Sometimes a songwriter violates copyright on their own song, without realising it.

yazzku · on Jan 22, 2023

I found all this to be very odd take coming from something entitled "copyleft currents". You summarized some of the points quite well.

> So, all neural network developers, get ready for the lawyers, because they are coming to get you.

This is just dumb.

mdp2021 · on Jan 22, 2023

> But they are compressed lossy copies of all that data

So are those you are storing in your mind...

(Edit: i.e., "learning is not a violation". Also see below.)

scarmig · on Jan 22, 2023

Well, if you copied a famous piece of art from memory... That'd be a copyright violation.

Groxx · on Jan 22, 2023

Yeah, I think this is the crux of the issue that people keep glossing over when claiming it's not a true reproduction.

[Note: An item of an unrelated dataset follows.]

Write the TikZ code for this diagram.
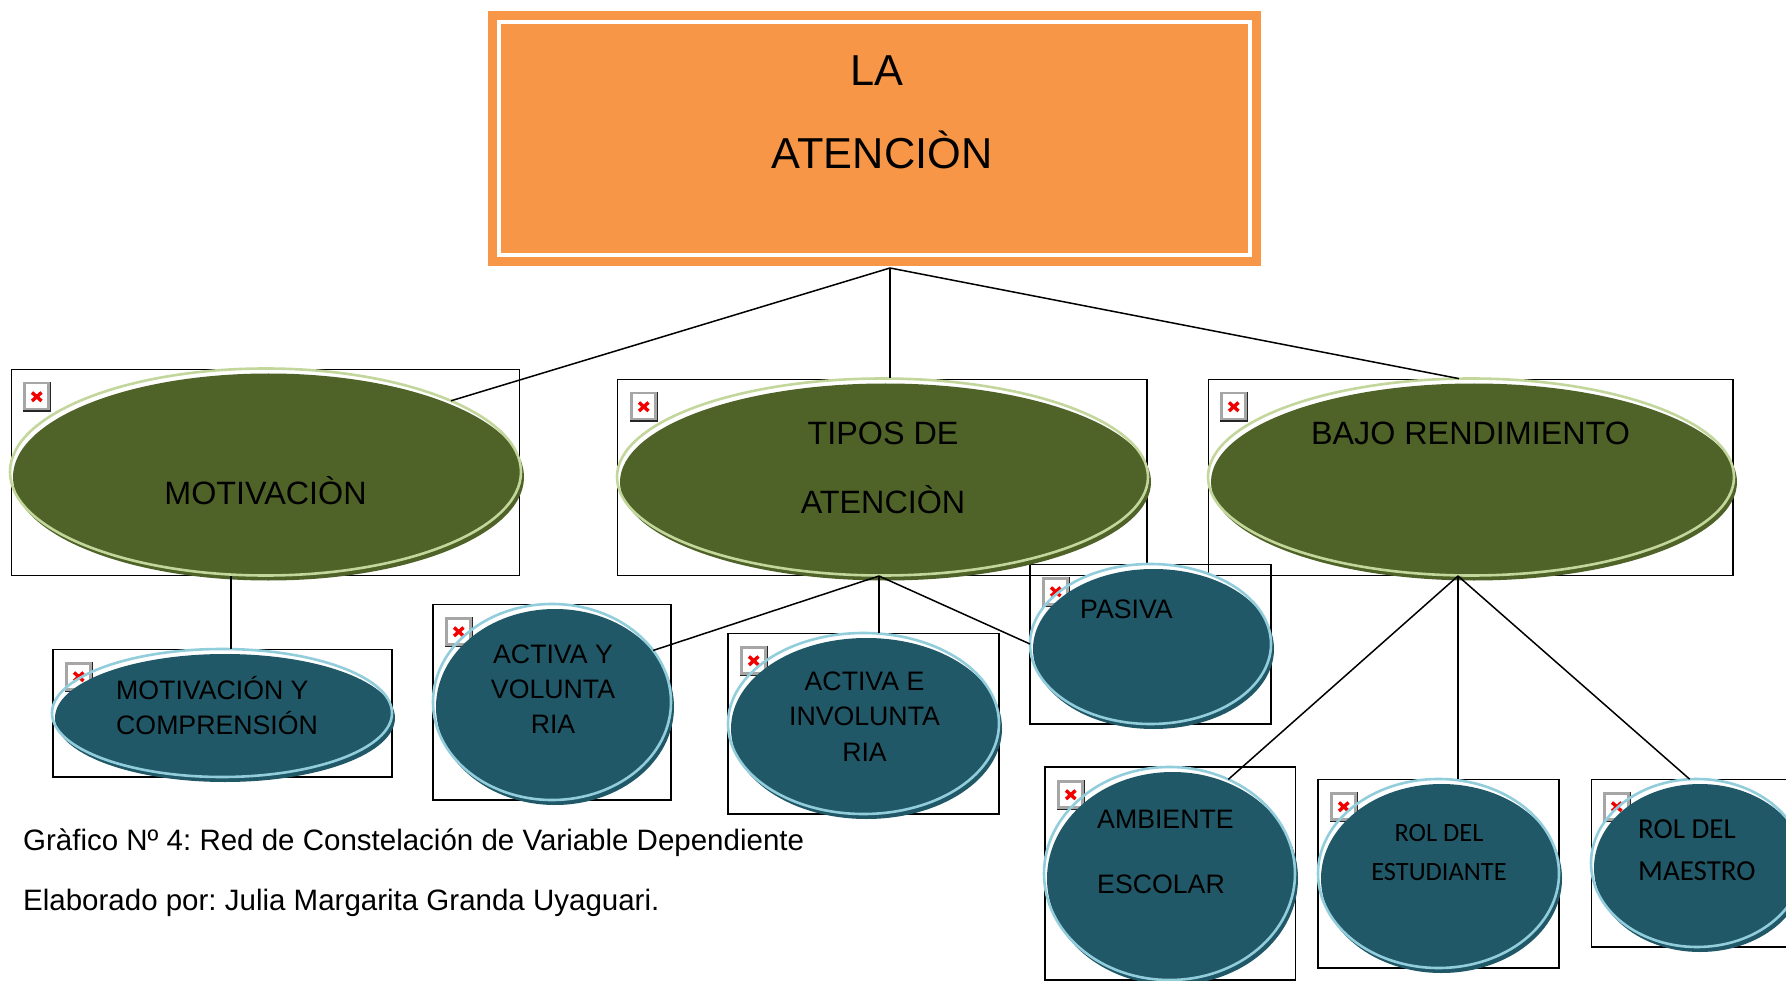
\documentclass[tikz,border=0pt]{standalone}
\usepackage{fontspec}
\setmainfont{Liberation Sans}
\newfontfamily\calfont{Carlito}
\usetikzlibrary{shapes.geometric}
\definecolor{orangeT}{HTML}{F79646}
\definecolor{greenF}{HTML}{4F6228}
\definecolor{greenL}{HTML}{C3D69B}
\definecolor{blueF}{HTML}{215868}
\definecolor{blueL}{HTML}{92CDDC}
\tikzset{
  ell/.style={ellipse,inner sep=0pt,outer sep=0pt,line width=2.6pt},
  frame/.style={draw=black,line width=1.6pt},
  link/.style={draw=black,line width=1.5pt},
  t/.style={inner sep=0pt,text=black},
  bigt/.style={t,font=\fontsize{43.3}{50}\selectfont},
  midt/.style={t,font=\fontsize{32.3}{38}\selectfont},
  smt/.style={t,font=\fontsize{26.7}{32}\selectfont},
  capt/.style={t,anchor=base west,font=\fontsize{29.5}{34}\selectfont},
  calA/.style={t,font=\calfont\fontsize{26.4}{32}\selectfont},
  calB/.style={t,font=\calfont\fontsize{29}{34}\selectfont},
}
% white ground of an ellipse: name, cx, cy, w, h
\newcommand\ovalground[5]{%
  \node[ell,minimum width=#4pt,minimum height=#5pt,fill=white] (#1) at (#2,#3) {};
}
% filled body and light rim: name, cx, cy, w, h, fill, line
\newcommand\ovalbody[7]{%
  \node[ell,minimum width=#4pt,minimum height=#5pt,fill=#6] (#1f) at (#2+3,#3+5) {};
  \node[ell,minimum width=#4pt,minimum height=#5pt,draw=#7] (#1o) at (#2,#3) {};
}
% left, top of the broken-image mark
\newcommand\brokenmark[2]{%
  \begin{scope}[shift={(#1,#2)}]
    \fill[black!85] (0,0) rectangle (28,30);
    \fill[gray!70] (0,0) rectangle (26.5,28.5);
    \fill[white] (2.5,2.5) rectangle (24,26);
    \draw[red!95!black,line width=3.4pt] (9,10.5) -- (18.5,19) (18.5,10.5) -- (9,19);
  \end{scope}
}
\begin{document}
\frenchspacing
\begin{tikzpicture}[x=1pt,y=-1pt]
\clip (0,0) rectangle (1786,981);
\fill[white] (0,0) rectangle (1786,981);
% title
\node[fill=orangeT,minimum width=773pt,minimum height=255pt,inner sep=0pt,outer sep=0pt] (title) at (874.5,138.5) {};
\node[draw=white,line width=4pt,minimum width=751pt,minimum height=233pt,inner sep=0pt,outer sep=0pt] (titleinner) at (874.5,138.5) {};
\node[bigt] (la) at (876.5,71) {LA};
\node[bigt] (at) at (882,150) {ATENCIÒN};
% frames
\draw[frame] (11.5,369.5) rectangle (519.5,575.5);
\draw[frame] (617.5,379.5) rectangle (1147,575.5);
\draw[frame] (1208.5,379.5) rectangle (1733,575.5);
\draw[frame] (53,649.5) rectangle (392,777);
\draw[frame] (433,604.5) rectangle (671,800);
\draw[frame] (728,633.5) rectangle (999,814);
\draw[frame] (1030,564.5) rectangle (1271,724);
\draw[frame] (1045,767) rectangle (1295.5,980);
\draw[frame] (1318,779.5) rectangle (1559,968);
\draw[frame] (1591.5,779.5) rectangle (1800,947);
% white grounds
\ovalground{mot}{265.5}{472}{511}{207}
\ovalground{tip}{882.5}{477}{531}{197}
\ovalground{baj}{1471}{477}{526}{197}
\ovalground{my}{222}{713}{340}{128}
\ovalground{ay}{552}{702}{238}{196}
\ovalground{ae}{863.5}{723.5}{271}{181}
\ovalground{pas}{1150.5}{644}{241}{160}
\ovalground{amb}{1169.5}{873.5}{251}{213}
\ovalground{rol}{1438.5}{873.5}{241}{189}
\ovalground{mae}{1697}{863}{212}{168}
% marks
\brokenmark{23}{382}
\brokenmark{630}{392}
\brokenmark{1220}{392}
\brokenmark{65}{662}
\brokenmark{445}{617}
\brokenmark{740}{646}
\brokenmark{1042}{577}
\brokenmark{1057}{780}
\brokenmark{1330}{792}
\brokenmark{1603}{792}
% ellipses
\ovalbody{mot}{265.5}{472}{511}{207}{greenF}{greenL}
\ovalbody{tip}{882.5}{477}{531}{197}{greenF}{greenL}
\ovalbody{baj}{1471}{477}{526}{197}{greenF}{greenL}
\ovalbody{my}{222}{713}{340}{128}{blueF}{blueL}
\ovalbody{ay}{552}{702}{238}{196}{blueF}{blueL}
\ovalbody{ae}{863.5}{723.5}{271}{181}{blueF}{blueL}
\ovalbody{pas}{1150.5}{644}{241}{160}{blueF}{blueL}
\ovalbody{amb}{1169.5}{873.5}{251}{213}{blueF}{blueL}
\ovalbody{rol}{1438.5}{873.5}{241}{189}{blueF}{blueL}
\ovalbody{mae}{1697}{863}{212}{168}{blueF}{blueL}
% connectors
\coordinate (hubT) at (890,268);
\draw[link] (hubT) -- (mot.21);
\draw[link] (hubT) -- (hubT |- tip.north);
\draw[link] (hubT) -- (baj.97);
\coordinate (hubM) at (231,576);
\draw[link] (hubM) -- (hubM |- my.north);
\coordinate (hubA) at (879,576);
\draw[link] (hubA) -- (ay.27);
\draw[link] (hubA) -- (hubA |- ae.north);
\draw[link] (hubA) -- (pas.west);
\coordinate (hubB) at (1458,576);
\draw[link] (hubB) -- (amb.58);
\draw[link] (hubB) -- (hubB |- rol.north);
\draw[link] (hubB) -- (mae.95);
% labels
\node[midt] (l1) at (265.5,490.5) {MOTIVACIÒN};
\node[midt] (l2) at (883,433) {TIPOS DE};
\node[midt] (l3) at (883,499.5) {ATENCIÒN};
\node[midt] (l4) at (1470.5,433) {BAJO RENDIMIENTO};
\node[smt,anchor=west] (l5) at (116,688) {MOTIVACIÓN Y};
\node[smt,anchor=west] (l6) at (116,723) {COMPRENSIÓN};
\node[smt] (l7) at (553,654.5) {ACTIVA Y};
\node[smt] (l8) at (553,689.5) {VOLUNTA};
\node[smt] (l9) at (553,724.5) {RIA};
\node[smt] (l10) at (864.5,681.5) {ACTIVA E};
\node[smt] (l11) at (864.5,716.5) {INVOLUNTA};
\node[smt] (l12) at (864.5,752) {RIA};
\node[smt,anchor=west] (l13) at (1080,609.5) {PASIVA};
\node[smt,anchor=west] (l14) at (1097,819.5) {AMBIENTE};
\node[smt,anchor=west] (l15) at (1097,884) {ESCOLAR};
\node[calA] (l16) at (1439,833) {ROL DEL};
\node[calA] (l17) at (1439,872) {ESTUDIANTE};
\node[calB,anchor=west] (l18) at (1638,829) {ROL DEL};
\node[calB,anchor=west] (l19) at (1638,871) {MAESTRO};
\node[capt] (c1) at (23,850) {Gràfico Nº 4: Red de Constelación de Variable Dependiente};
\node[capt] (c2) at (23,910) {Elaborado por: Julia Margarita Granda Uyaguari.};
\end{tikzpicture}
\end{document}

Drawing Coca Cola's logo from memory by hand and slapping it on your product is still copyright infringement, even if it isn't an image Coca Cola has ever produced. In that sense it doesn't matter at all if it's AI or human - the production and subsequent distribution for profit of a copyrighted thing is not allowed, period.

The current set of AIs do exactly this all the time. That's a very clear legal problem.

sdenton4 · on Jan 22, 2023

well, you get five demerits as the coca cola logo is a trademark, covered by a whole other branch of IP law...

Groxx · on Jan 22, 2023

Eh, fair enough.

I think the point still stands though. Just mentally replace it with "a random DeviantArt" and it all still applies.

tikhonj · on Jan 22, 2023

it's covered by both

mdp2021 · on Jan 22, 2023

I meant that _learning_ is not a copyright violation.

I do not see much space for misunderstanding: which relevant box takes instances of input data to output one of them?

Edit:

Make your point explicit, sniper... You can hide in front of the ### consuetude of "silent disagreement", but it remains violently annoying. The article contains "nuances" like "derivative work", but the poster is objecting to the article calling «neural networks» not «copies», as «compressed lossy copies», and I retorted that so is everything you learn, and holding them in the "corpus" is not considered "retaining a copy". If you have objections to that, either you present them, or there is no contribution in shaking your invisible head.